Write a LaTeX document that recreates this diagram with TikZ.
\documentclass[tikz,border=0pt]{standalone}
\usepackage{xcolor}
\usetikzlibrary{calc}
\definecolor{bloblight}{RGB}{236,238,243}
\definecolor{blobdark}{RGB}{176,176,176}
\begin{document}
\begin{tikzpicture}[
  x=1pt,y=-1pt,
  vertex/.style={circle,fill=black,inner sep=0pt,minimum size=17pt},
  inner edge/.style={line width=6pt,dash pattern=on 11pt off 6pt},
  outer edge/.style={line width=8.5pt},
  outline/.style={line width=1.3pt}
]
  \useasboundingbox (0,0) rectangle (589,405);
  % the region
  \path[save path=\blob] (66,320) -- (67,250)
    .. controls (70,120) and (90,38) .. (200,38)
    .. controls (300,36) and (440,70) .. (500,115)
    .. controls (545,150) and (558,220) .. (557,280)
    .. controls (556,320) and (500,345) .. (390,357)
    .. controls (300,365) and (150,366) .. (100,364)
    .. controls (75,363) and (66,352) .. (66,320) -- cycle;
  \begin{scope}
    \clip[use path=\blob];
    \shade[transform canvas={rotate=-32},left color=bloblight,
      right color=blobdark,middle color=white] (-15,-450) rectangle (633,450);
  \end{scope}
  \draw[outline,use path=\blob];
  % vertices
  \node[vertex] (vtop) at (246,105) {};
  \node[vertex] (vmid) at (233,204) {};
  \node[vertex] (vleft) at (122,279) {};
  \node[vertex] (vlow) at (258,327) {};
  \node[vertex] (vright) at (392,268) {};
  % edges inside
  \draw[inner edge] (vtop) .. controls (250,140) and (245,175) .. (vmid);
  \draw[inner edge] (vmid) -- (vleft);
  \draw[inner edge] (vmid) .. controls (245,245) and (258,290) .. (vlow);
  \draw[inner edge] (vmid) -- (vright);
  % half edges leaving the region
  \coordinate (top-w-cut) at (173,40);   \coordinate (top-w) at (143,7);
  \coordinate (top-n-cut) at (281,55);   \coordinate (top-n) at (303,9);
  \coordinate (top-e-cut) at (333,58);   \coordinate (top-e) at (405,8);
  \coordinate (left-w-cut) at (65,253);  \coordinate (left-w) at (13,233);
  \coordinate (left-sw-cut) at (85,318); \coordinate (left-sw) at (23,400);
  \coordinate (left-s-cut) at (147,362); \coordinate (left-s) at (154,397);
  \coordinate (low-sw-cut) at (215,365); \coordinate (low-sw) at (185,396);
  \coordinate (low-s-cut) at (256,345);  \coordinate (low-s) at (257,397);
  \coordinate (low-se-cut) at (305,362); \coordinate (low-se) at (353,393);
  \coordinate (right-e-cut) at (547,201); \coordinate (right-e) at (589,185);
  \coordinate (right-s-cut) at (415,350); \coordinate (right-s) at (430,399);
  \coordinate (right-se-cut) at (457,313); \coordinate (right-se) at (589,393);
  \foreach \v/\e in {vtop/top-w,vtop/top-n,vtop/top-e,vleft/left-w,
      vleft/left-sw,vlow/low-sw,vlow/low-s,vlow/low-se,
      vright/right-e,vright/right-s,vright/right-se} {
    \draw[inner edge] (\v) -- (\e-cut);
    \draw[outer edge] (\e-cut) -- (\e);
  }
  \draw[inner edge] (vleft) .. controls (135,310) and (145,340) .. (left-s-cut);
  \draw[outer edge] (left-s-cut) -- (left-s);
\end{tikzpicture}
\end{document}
◆ ◆ ◆ ◆ ◆
:: Problem to solve ::
Retype all of the material, keeping each line exact.

:: Task output ::
Write a LaTeX document that recreates this diagram with TikZ.
\documentclass[tikz,border=0pt]{standalone}
\usepackage{xcolor}
\usetikzlibrary{calc}
\definecolor{bloblight}{RGB}{236,238,243}
\definecolor{blobdark}{RGB}{176,176,176}
\begin{document}
\begin{tikzpicture}[
  x=1pt,y=-1pt,
  vertex/.style={circle,fill=black,inner sep=0pt,minimum size=17pt},
  inner edge/.style={line width=6pt,dash pattern=on 11pt off 6pt},
  outer edge/.style={line width=8.5pt},
  outline/.style={line width=1.3pt}
]
  \useasboundingbox (0,0) rectangle (589,405);
  % the region
  \path[save path=\blob] (66,320) -- (67,250)
    .. controls (70,120) and (90,38) .. (200,38)
    .. controls (300,36) and (440,70) .. (500,115)
    .. controls (545,150) and (558,220) .. (557,280)
    .. controls (556,320) and (500,345) .. (390,357)
    .. controls (300,365) and (150,366) .. (100,364)
    .. controls (75,363) and (66,352) .. (66,320) -- cycle;
  \begin{scope}
    \clip[use path=\blob];
    \shade[transform canvas={rotate=-32},left color=bloblight,
      right color=blobdark,middle color=white] (-15,-450) rectangle (633,450);
  \end{scope}
  \draw[outline,use path=\blob];
  % vertices
  \node[vertex] (vtop) at (246,105) {};
  \node[vertex] (vmid) at (233,204) {};
  \node[vertex] (vleft) at (122,279) {};
  \node[vertex] (vlow) at (258,327) {};
  \node[vertex] (vright) at (392,268) {};
  % edges inside
  \draw[inner edge] (vtop) .. controls (250,140) and (245,175) .. (vmid);
  \draw[inner edge] (vmid) -- (vleft);
  \draw[inner edge] (vmid) .. controls (245,245) and (258,290) .. (vlow);
  \draw[inner edge] (vmid) -- (vright);
  % half edges leaving the region
  \coordinate (top-w-cut) at (173,40);   \coordinate (top-w) at (143,7);
  \coordinate (top-n-cut) at (281,55);   \coordinate (top-n) at (303,9);
  \coordinate (top-e-cut) at (333,58);   \coordinate (top-e) at (405,8);
  \coordinate (left-w-cut) at (65,253);  \coordinate (left-w) at (13,233);
  \coordinate (left-sw-cut) at (85,318); \coordinate (left-sw) at (23,400);
  \coordinate (left-s-cut) at (147,362); \coordinate (left-s) at (154,397);
  \coordinate (low-sw-cut) at (215,365); \coordinate (low-sw) at (185,396);
  \coordinate (low-s-cut) at (256,345);  \coordinate (low-s) at (257,397);
  \coordinate (low-se-cut) at (305,362); \coordinate (low-se) at (353,393);
  \coordinate (right-e-cut) at (547,201); \coordinate (right-e) at (589,185);
  \coordinate (right-s-cut) at (415,350); \coordinate (right-s) at (430,399);
  \coordinate (right-se-cut) at (457,313); \coordinate (right-se) at (589,393);
  \foreach \v/\e in {vtop/top-w,vtop/top-n,vtop/top-e,vleft/left-w,
      vleft/left-sw,vlow/low-sw,vlow/low-s,vlow/low-se,
      vright/right-e,vright/right-s,vright/right-se} {
    \draw[inner edge] (\v) -- (\e-cut);
    \draw[outer edge] (\e-cut) -- (\e);
  }
  \draw[inner edge] (vleft) .. controls (135,310) and (145,340) .. (left-s-cut);
  \draw[outer edge] (left-s-cut) -- (left-s);
\end{tikzpicture}
\end{document}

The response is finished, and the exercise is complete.